P, p, T, t = IterationIndependent.LinearConvergence.get_parameters_distance_to_solution(
    algorithm,
    i=1,
    j=1,
)

result = IterationIndependent.LinearConvergence.bisection_search_rho(
    problem,
    algorithm,
    P,
    T,
    p=p,
    t=t,
    S_equals_T=True,
    s_equals_t=True,
    remove_C3=True,
    solver_options=solver_options,
)

if result["status"] != "feasible":
    raise RuntimeError("No feasible Lyapunov certificate in the requested rho interval.")

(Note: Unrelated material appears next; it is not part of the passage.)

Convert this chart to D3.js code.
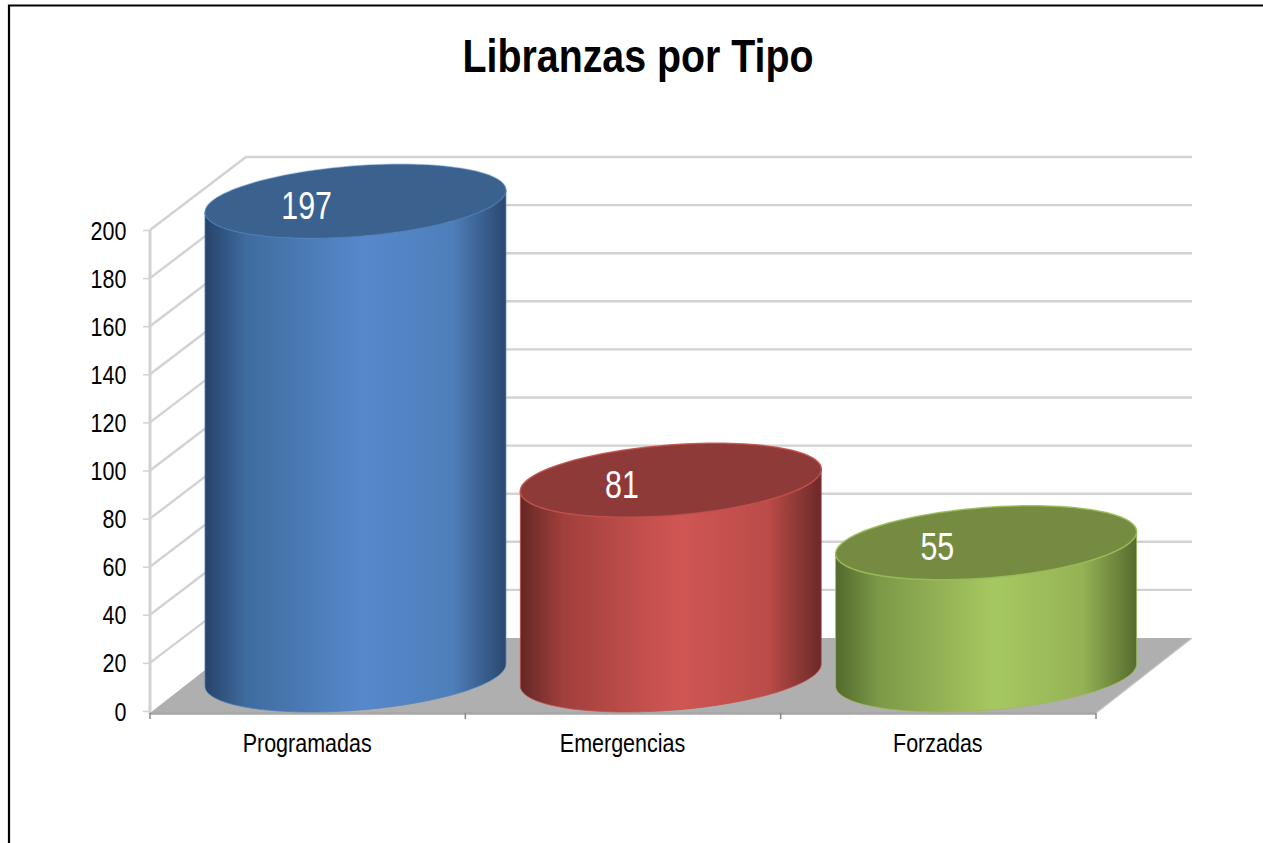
<!DOCTYPE html>
<html><head><meta charset="utf-8">
<script src="https://cdn.jsdelivr.net/npm/d3@7"></script>
<style>html,body{margin:0;padding:0;background:#fff;overflow:hidden}svg{display:block}
text{font-family:"Liberation Sans",Arial,sans-serif}</style>
</head><body><svg id="c" width="1263" height="843"></svg>
<script>
const categories = ["Programadas","Emergencias","Forzadas"];
const values = [197,81,55];
const yTicks = [0,20,40,60,80,100,120,140,160,180,200];
const titleText = "Libranzas por Tipo";
const palettes = [
 {edge:"#4f81bd",top:"#3b618f",stops:["#27436a","#3f6c9f","#4f80bd","#5688cc","#4f7fba","#2a4870"]},
 {edge:"#c0504d",top:"#8e3a38",stops:["#642725","#a03f3c","#c24f4c","#cf5653","#bb4c49","#6b2a28"]},
 {edge:"#9bbb59",top:"#748b41",stops:["#536a2d","#7b9847","#9ab858","#a6c861","#95b255","#566b2e"]}
];
const stopOffsets = [0,.14,.4,.53,.82,1];

const svg = d3.select("#c");
const x = d3.scaleBand().domain(categories).range([150,1096]);
const y = d3.scaleLinear().domain([0,200]).range([711,230]);
const depth = {dx:96,dy:-73};
const right = 1096;

// condensed text helper: no narrow face is installed, so squeeze horizontally
function narrow(sel,px,py,sx){
  return sel.attr("transform",`translate(${px},${py}) scale(${sx},1)`).attr("text-anchor","middle");
}

// page frame
svg.append("path").attr("d","M9,843V5.5H1263").attr("fill","none").attr("stroke","#000").attr("stroke-width",2.2);

// title
narrow(svg.append("text").attr("font-size",46).attr("font-weight","bold").attr("fill","#000").text(titleText),638,72,.855);

// floor
const y0=y(0)+2;
svg.append("path").attr("fill","#afafaf")
  .attr("d",d3.line()([[150,y0],[150+depth.dx,y(0)+depth.dy],[right+depth.dx,y(0)+depth.dy],[right,y0]]));

// walls & gridlines
const grid = svg.append("g").attr("fill","none").attr("stroke","#d2d2d2").attr("stroke-width",2.4);
yTicks.forEach(t=>{
  const yy=y(t);
  if(t>0) grid.append("path").attr("d",d3.line()([[150,yy],[150+depth.dx,yy+depth.dy],[right+depth.dx,yy+depth.dy]]));
  grid.append("line").attr("x1",143).attr("x2",150).attr("y1",yy+.5).attr("y2",yy+.5).attr("stroke-width",1.5);
});
grid.append("line").attr("x1",150).attr("x2",150).attr("y1",y(200)).attr("y2",y0+1).attr("stroke-width",3);

// axis base
const axisG = svg.append("g").attr("stroke","#a6a6a6").attr("stroke-width",2.4).attr("fill","none");
axisG.append("line").attr("x1",150).attr("x2",right).attr("y1",y0+.5).attr("y2",y0+.5);
axisG.append("line").attr("x1",right).attr("x2",right+depth.dx).attr("y1",y0).attr("y2",y(0)+depth.dy).attr("stroke","#c4c4c4").attr("stroke-width",1.2);
[150,...categories.map(c=>x(c)+x.bandwidth())].forEach(px=>{
  axisG.append("line").attr("x1",px).attr("x2",px).attr("y1",y0).attr("y2",y0+6).attr("stroke","#888").attr("stroke-width",1.5);
});

// tick labels
svg.append("g").selectAll("text").data(yTicks).join("text")
  .attr("font-size",25).attr("fill","#000").text(d=>d)
  .each(function(d){ narrow(d3.select(this),126.5-(String(d).length*6),y(d)+9.5,.86); });
svg.append("g").selectAll("text").data(categories).join("text")
  .attr("font-size",25).attr("fill","#000").text(d=>d)
  .each(function(d){ narrow(d3.select(this),x(d)+x.bandwidth()/2-.5,752,.86); });

// cylinders
const rx=143.6, skew=45, ry=37, baseCy=y0-38;
const defs=svg.append("defs");
palettes.forEach((p,i)=>{
  const g=defs.append("linearGradient").attr("id","g"+i).attr("x1",0).attr("x2",1).attr("y1",0).attr("y2",0);
  p.stops.forEach((s,j)=>g.append("stop").attr("offset",stopOffsets[j]).attr("stop-color",s));
});
const angles=d3.range(0,361,3).map(d=>d*Math.PI/180);
const pt=(cx,cy,t)=>[cx+rx*Math.cos(t)+skew*Math.sin(t),cy-ry*Math.sin(t)];
const tR=Math.atan2(skew,rx), tL=tR+Math.PI;
const line=d3.line();
categories.forEach((c,i)=>{
  const cx=x(c)+x.bandwidth()/2+depth.dx/2-.2;
  const h=y(0)-y(values[i]);
  const cyB=baseCy, cyT=baseCy-h;
  const lower=d3.range(0,61).map(k=>tL+k/60*Math.PI);
  const bottomArc=lower.map(t=>pt(cx,cyB,t));
  const body=[...lower.map(t=>pt(cx,cyT,t)).reverse(),...bottomArc];
  svg.append("path").attr("d",line(body)+"Z").attr("fill",`url(#g${i})`)
    .attr("stroke",palettes[i].edge).attr("stroke-width",1).attr("stroke-opacity",.75);
  svg.append("path").attr("d",line(angles.map(t=>pt(cx,cyT,t)))+"Z").attr("fill",palettes[i].top)
    .attr("stroke",palettes[i].edge).attr("stroke-width",1.5).attr("stroke-opacity",i?0.9:0.4);
  narrow(svg.append("text").attr("font-size",38).attr("fill","#fff").text(values[i]),
    x(c)+x.bandwidth()/2-1,cyT+17.5,.8);
});
</script></body></html>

rho_autolyap = result["rho"]
rho_taylor = max(abs(1.0 - L * gamma), abs(1.0 - mu * gamma)) ** 2

print(f"rho (AutoLyap):  {rho_autolyap:.8f}")
print(f"rho (theory):    {rho_taylor:.8f}")

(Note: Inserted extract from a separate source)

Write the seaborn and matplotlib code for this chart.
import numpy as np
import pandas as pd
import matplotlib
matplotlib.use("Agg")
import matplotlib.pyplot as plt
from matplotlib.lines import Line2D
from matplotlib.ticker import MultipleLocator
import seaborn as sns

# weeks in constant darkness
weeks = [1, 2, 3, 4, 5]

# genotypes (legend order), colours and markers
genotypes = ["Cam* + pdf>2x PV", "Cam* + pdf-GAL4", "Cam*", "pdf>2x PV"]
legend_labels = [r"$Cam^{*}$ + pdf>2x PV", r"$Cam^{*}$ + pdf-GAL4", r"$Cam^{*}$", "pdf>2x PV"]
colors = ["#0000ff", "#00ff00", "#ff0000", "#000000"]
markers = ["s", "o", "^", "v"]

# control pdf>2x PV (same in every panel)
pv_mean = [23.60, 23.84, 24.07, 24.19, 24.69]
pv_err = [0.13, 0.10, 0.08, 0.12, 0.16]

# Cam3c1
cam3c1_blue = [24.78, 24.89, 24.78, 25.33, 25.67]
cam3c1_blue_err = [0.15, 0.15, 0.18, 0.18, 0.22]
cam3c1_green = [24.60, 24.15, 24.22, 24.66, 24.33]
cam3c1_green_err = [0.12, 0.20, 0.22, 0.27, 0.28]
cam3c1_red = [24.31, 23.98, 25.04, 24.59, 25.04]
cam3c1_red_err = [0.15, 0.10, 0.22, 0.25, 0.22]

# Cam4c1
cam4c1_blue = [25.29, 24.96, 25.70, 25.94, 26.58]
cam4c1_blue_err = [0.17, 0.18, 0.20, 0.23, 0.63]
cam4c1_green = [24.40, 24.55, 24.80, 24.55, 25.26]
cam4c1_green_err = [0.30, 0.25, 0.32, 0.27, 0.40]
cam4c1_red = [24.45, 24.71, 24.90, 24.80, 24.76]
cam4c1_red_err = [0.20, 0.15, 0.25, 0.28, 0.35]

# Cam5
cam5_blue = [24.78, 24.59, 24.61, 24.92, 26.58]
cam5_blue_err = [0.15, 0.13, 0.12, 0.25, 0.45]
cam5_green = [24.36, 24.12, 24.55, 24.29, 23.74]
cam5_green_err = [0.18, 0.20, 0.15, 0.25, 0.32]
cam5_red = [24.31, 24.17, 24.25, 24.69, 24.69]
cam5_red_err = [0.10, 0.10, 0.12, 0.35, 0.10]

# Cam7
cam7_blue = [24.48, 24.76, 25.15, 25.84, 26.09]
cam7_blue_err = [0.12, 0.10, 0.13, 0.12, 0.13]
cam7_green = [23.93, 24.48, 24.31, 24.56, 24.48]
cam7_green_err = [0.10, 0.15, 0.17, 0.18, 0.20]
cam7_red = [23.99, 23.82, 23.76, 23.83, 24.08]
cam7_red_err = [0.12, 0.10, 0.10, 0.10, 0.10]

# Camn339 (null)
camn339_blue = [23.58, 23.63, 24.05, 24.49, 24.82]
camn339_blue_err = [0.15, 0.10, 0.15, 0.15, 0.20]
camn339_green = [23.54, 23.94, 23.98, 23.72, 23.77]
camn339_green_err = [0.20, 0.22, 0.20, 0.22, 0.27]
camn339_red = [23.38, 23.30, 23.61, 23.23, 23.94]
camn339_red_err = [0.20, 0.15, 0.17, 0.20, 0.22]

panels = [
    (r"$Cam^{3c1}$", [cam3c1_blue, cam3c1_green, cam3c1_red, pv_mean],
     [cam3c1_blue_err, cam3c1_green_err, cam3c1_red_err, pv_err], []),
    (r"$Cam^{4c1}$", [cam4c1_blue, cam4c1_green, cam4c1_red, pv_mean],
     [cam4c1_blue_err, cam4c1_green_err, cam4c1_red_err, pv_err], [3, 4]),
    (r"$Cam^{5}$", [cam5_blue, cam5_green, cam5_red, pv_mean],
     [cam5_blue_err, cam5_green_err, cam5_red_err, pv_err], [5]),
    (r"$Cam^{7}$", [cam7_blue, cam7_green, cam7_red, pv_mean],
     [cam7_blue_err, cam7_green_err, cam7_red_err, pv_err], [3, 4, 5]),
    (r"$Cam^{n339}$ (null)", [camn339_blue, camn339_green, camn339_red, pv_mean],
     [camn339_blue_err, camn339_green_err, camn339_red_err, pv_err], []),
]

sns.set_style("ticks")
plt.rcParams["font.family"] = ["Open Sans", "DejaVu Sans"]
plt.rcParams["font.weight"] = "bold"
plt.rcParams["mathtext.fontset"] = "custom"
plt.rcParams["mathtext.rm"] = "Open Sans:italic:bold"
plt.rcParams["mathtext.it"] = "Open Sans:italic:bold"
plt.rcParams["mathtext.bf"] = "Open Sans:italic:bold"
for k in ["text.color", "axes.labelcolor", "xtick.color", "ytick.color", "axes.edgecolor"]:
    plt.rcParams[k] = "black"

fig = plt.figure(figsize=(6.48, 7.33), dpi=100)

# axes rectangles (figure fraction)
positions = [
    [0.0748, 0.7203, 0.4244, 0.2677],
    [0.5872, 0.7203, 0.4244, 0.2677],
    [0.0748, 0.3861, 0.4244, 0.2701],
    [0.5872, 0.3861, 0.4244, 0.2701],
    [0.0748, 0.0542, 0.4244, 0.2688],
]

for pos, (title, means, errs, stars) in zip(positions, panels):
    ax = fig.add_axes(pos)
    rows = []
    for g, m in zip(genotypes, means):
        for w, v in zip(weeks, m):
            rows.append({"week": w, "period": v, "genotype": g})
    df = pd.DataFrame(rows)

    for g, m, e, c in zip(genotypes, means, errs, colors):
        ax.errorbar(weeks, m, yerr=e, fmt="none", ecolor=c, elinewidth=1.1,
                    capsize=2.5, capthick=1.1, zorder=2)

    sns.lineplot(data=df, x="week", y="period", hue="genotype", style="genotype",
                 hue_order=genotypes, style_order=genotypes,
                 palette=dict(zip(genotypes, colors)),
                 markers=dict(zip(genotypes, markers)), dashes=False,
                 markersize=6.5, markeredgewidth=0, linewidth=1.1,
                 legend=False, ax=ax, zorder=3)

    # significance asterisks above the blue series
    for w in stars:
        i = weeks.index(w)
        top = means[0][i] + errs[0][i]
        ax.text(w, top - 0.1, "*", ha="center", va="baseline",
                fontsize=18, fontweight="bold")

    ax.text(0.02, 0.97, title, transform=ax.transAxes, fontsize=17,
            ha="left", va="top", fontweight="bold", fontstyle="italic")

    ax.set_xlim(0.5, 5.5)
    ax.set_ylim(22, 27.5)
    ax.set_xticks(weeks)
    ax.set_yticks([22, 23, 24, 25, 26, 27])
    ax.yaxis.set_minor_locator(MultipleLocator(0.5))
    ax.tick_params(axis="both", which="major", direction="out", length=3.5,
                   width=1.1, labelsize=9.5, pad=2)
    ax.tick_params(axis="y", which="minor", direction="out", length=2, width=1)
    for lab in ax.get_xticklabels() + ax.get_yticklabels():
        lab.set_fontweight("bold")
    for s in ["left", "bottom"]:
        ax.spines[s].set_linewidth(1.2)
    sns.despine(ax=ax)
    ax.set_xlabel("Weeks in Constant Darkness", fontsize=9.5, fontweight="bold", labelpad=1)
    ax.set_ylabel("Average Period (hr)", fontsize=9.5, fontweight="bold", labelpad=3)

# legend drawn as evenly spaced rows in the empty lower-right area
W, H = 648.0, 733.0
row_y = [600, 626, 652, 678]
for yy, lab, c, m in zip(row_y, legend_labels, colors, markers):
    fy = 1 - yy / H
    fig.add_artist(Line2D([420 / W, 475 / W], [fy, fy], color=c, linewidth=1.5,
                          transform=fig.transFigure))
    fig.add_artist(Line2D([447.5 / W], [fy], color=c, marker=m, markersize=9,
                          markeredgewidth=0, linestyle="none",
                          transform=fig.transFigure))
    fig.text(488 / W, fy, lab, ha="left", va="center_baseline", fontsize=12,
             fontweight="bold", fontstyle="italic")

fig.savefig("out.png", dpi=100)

The computed value rho (AutoLyap) matches (up to solver numerical tolerances) the closed-form theoretical rate expression in [THG18], Theorem 2.1, i.e.,

\[\|x^k - x^\star\|^2 = O(\rho^k), \qquad \rho = \max\{|1-\gamma L|,\;|1-\gamma\mu|\}^2,\]

where \(x^\star \in \Argmin_{x \in \calH} \bigl(f(x)+g(x)\bigr)\).

Equivalently,

\[\|x^k - x^\star\| = O\!\left(\max\{|1-\gamma L|,\;|1-\gamma\mu|\}^k\right).\]

Sweeping over 100 values of \(\gamma\) on \(0 < \gamma \le 2/L\) gives the plot below, with the theoretical rate in black and AutoLyap certificates as blue dots.

Proximal-gradient rho versus gamma with theoretical line and AutoLyap points.

References

[THG18]

Adrien B. Taylor, Julien M. Hendrickx, and Francois Glineur. The exact worst-case convergence rate of the proximal gradient method for composite convex optimization. Journal of Optimization Theory and Applications, 178(2):455–476, 2018. doi:10.1007/s10957-018-1298-1.